What is expected:
Each line containing the word "that" should be found and copied.

(Figure scripts)
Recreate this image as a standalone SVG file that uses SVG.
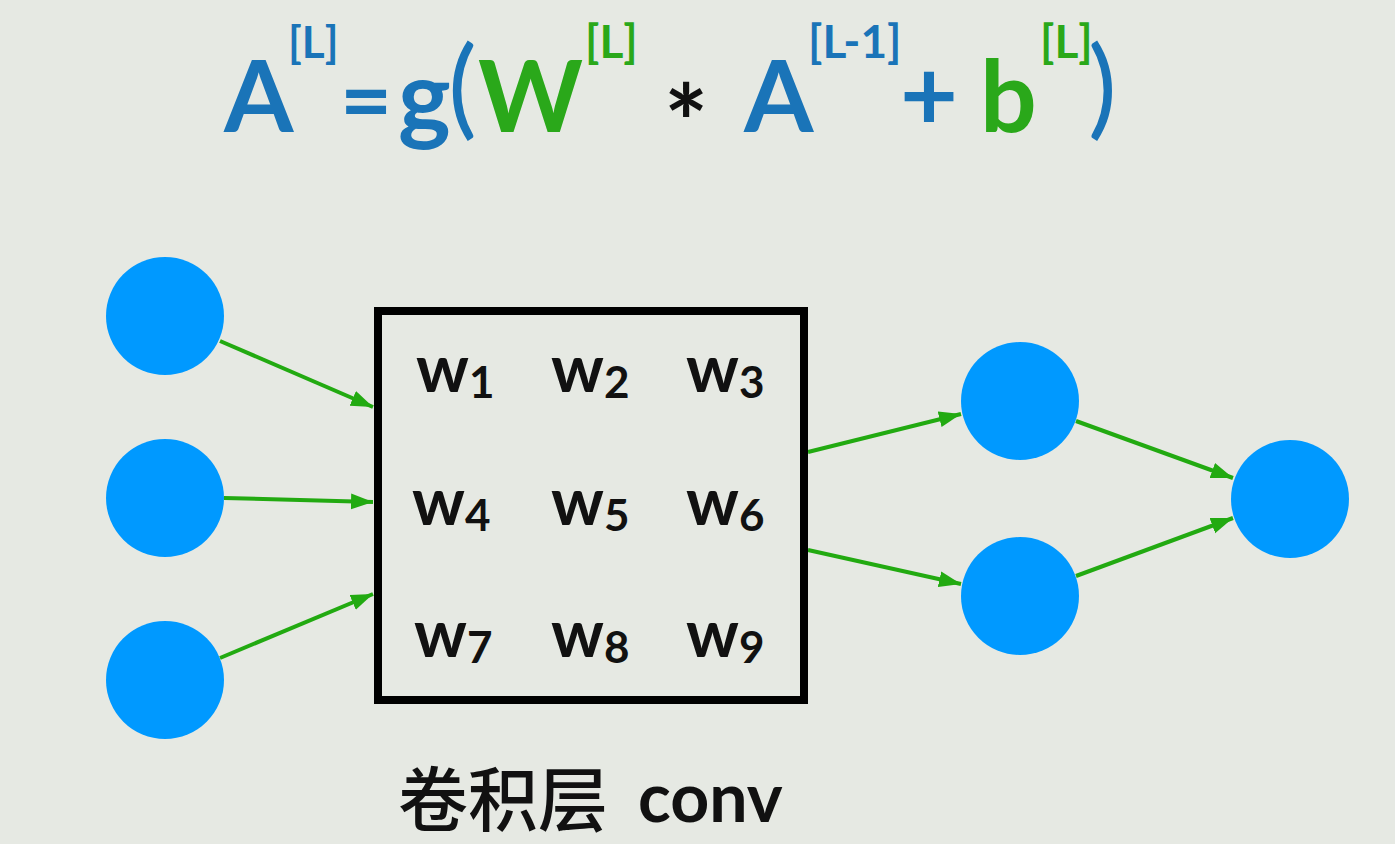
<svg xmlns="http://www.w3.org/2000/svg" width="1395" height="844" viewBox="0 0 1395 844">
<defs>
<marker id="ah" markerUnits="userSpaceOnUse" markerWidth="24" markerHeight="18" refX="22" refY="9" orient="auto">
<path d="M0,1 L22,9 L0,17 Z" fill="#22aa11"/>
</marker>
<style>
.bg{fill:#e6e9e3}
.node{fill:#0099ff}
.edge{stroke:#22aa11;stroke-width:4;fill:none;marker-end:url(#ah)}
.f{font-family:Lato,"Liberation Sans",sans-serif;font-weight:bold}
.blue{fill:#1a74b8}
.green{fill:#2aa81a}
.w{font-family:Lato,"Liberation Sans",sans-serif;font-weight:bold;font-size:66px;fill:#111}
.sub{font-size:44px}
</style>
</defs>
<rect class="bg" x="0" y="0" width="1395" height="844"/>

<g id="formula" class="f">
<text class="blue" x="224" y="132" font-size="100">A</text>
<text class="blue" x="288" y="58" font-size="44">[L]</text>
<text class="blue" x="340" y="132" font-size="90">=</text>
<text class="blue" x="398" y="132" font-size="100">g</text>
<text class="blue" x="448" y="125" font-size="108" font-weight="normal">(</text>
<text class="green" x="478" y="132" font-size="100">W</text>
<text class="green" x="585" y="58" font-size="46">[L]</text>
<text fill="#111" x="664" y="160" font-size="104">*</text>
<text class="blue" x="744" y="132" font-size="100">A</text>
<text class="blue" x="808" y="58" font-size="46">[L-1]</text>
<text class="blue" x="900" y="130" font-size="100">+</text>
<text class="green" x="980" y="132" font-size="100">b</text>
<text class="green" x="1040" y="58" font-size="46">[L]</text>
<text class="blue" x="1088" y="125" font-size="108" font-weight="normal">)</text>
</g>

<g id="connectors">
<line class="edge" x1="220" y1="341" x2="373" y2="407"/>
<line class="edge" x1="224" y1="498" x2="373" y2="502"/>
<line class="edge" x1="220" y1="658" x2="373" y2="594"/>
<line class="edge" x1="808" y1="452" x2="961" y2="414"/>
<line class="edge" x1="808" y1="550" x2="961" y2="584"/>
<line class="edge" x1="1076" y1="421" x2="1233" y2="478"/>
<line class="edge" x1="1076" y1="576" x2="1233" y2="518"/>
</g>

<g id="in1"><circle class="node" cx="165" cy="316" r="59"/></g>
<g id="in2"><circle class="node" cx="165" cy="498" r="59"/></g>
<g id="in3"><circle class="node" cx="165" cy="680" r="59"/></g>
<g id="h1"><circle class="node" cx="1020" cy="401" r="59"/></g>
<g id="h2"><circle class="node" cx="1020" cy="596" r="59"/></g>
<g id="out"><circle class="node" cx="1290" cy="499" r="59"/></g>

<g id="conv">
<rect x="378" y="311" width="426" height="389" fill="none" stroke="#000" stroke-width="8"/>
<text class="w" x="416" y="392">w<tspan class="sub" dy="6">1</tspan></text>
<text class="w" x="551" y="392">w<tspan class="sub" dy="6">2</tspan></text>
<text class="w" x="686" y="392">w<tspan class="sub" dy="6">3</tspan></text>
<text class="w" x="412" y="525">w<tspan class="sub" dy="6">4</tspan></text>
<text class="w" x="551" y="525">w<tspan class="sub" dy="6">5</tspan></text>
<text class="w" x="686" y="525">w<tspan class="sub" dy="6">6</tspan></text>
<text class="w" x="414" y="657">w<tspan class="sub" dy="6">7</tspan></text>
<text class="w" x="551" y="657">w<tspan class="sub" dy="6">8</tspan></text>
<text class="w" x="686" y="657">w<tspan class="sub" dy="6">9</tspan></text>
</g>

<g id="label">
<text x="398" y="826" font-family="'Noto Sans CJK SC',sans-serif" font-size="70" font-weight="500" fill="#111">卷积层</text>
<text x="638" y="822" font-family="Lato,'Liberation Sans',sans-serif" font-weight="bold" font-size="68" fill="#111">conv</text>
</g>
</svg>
* * *
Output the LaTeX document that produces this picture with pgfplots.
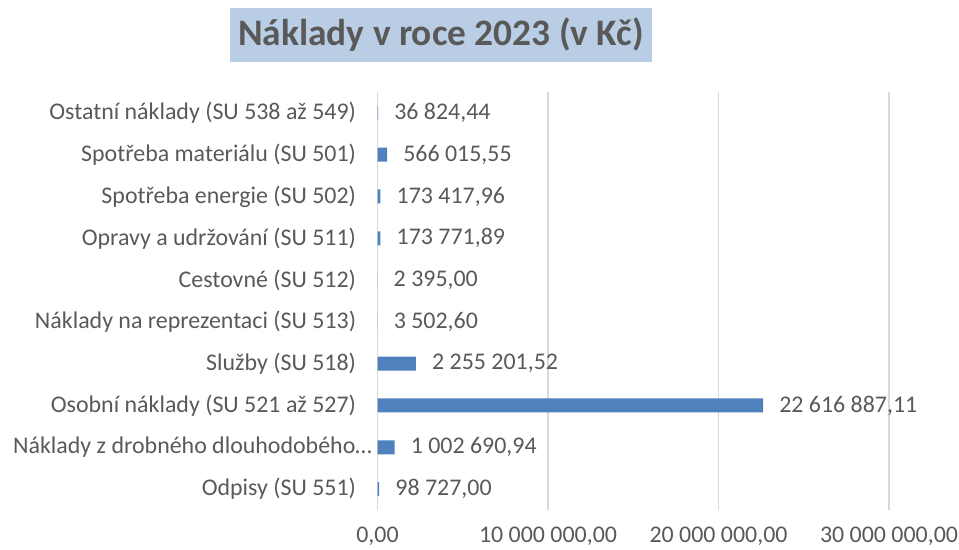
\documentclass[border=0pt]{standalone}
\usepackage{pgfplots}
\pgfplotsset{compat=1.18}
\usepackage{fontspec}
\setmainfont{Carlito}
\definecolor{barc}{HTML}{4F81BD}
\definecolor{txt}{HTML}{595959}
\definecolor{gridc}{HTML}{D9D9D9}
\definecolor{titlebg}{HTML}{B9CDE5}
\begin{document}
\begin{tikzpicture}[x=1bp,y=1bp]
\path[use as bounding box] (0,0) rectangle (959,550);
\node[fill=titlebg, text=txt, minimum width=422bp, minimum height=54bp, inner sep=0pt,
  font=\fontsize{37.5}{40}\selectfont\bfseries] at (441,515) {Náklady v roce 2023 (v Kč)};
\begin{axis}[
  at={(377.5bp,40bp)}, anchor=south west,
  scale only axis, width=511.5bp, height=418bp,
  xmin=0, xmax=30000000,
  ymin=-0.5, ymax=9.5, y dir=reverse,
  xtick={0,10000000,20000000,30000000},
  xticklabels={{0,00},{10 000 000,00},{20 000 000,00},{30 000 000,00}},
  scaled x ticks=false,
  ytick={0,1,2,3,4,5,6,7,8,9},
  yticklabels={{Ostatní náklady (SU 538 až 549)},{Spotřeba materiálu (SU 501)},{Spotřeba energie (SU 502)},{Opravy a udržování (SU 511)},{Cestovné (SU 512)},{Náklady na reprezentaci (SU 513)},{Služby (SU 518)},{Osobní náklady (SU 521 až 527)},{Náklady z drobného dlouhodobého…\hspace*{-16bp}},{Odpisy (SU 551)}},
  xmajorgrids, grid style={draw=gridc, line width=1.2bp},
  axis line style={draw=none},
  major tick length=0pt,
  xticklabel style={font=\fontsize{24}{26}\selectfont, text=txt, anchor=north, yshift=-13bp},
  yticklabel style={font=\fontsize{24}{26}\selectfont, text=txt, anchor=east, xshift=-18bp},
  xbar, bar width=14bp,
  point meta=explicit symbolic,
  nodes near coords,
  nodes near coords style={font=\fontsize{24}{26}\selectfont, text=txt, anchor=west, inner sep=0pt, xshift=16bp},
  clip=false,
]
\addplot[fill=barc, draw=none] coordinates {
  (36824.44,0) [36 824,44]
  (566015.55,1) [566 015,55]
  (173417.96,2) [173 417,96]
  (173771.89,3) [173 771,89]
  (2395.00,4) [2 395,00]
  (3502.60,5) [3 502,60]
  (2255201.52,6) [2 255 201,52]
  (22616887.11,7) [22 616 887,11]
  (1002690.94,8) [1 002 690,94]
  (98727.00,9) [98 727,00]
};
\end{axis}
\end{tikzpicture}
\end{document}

Task response:
Recreate this image as a standalone SVG file that uses SVG.
Output the LaTeX document that produces this picture with pgfplots.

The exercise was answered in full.